At the state level, workplace development programs are administered by universities, community colleges, school districts and intermediate school districts. Michigan has a Department of Labor and Economic Growth that administers a number of others. Take a quick look through the state budget and you’ll find more than a dozen programs and over $700 million in annual spending. That doesn’t include all the taxpayer support for schools and community colleges that provide job training all on their own.
In her attempt to review the job training efforts in Michigan, Hope College professor and Mackinac Center scholar Sarah Estelle notes, “This survey is unavoidably incomplete; particularly with regards to private and localized efforts, an exhaustive listing of programs is impossible.”
There’s a reason politicians pay so much attention to job training. Generally, people want there to be more income-earning opportunities, so doing something about workforce development is persistently popular. Lawmakers get to join hands with important institutions, like schools, colleges and large employers, bolstering their esteem.

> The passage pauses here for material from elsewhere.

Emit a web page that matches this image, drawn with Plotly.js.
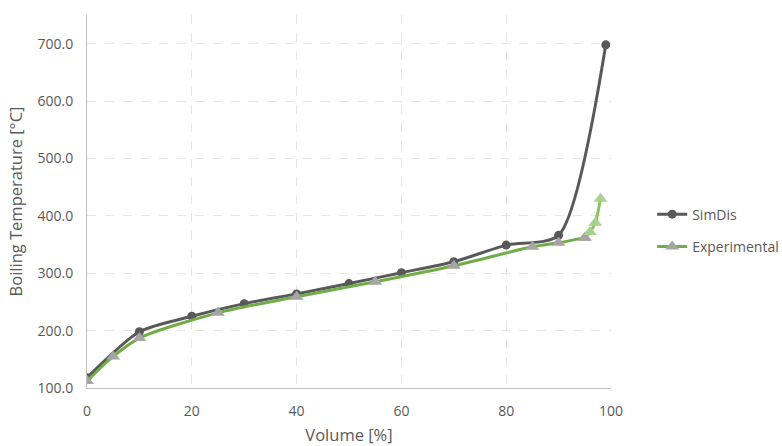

Plus, the people who take advantage of the programs and the businesses that hire them later may have some nice things to say about lawmakers who sponsor job training programs.
But should the public want politicians to constantly launch new job training programs? Wouldn’t a well-functioning labor market be preferable to one that relies on subsidies from politicians?
Estelle presents a different way of looking at the issue. Competitive labor markets ought to be able to handle labor shortages; even when it takes a while to acquire the skills needed to succeed in today’s job, gaps in the market should be short-lived. If it’s hard to find machinists, firms start paying machinists more. This draws greater interest among potential employees and gives them more lucrative options. No need for additional political dabbling, which could be counterproductive if it misdirects people away from real opportunities.
People should be more skeptical when it comes to politicians trying to provide job training. They should know that plenty of programs and institutions exist already, and that one more foray into the endeavor probably won’t do much. It would be better to examine what the state is already doing and improve those programs, or eliminate them if they’re not providing value to taxpayers.
That is not a new recommendation, by the way. As the Detroit Free Press remarked in 1988 about a job training effort by Gov. Blanchard, “Although Michigan spends $500 million a year on job training [$1.2 billion when adjusted for inflation], those funds are fragmented among 51 programs that often overlap, with scant responsibility for showing results.” A generation later, spending and fragmentation are still with us. Nor is this likely to change. Politicians seem to see a lot of value from piling on one more job training initiative.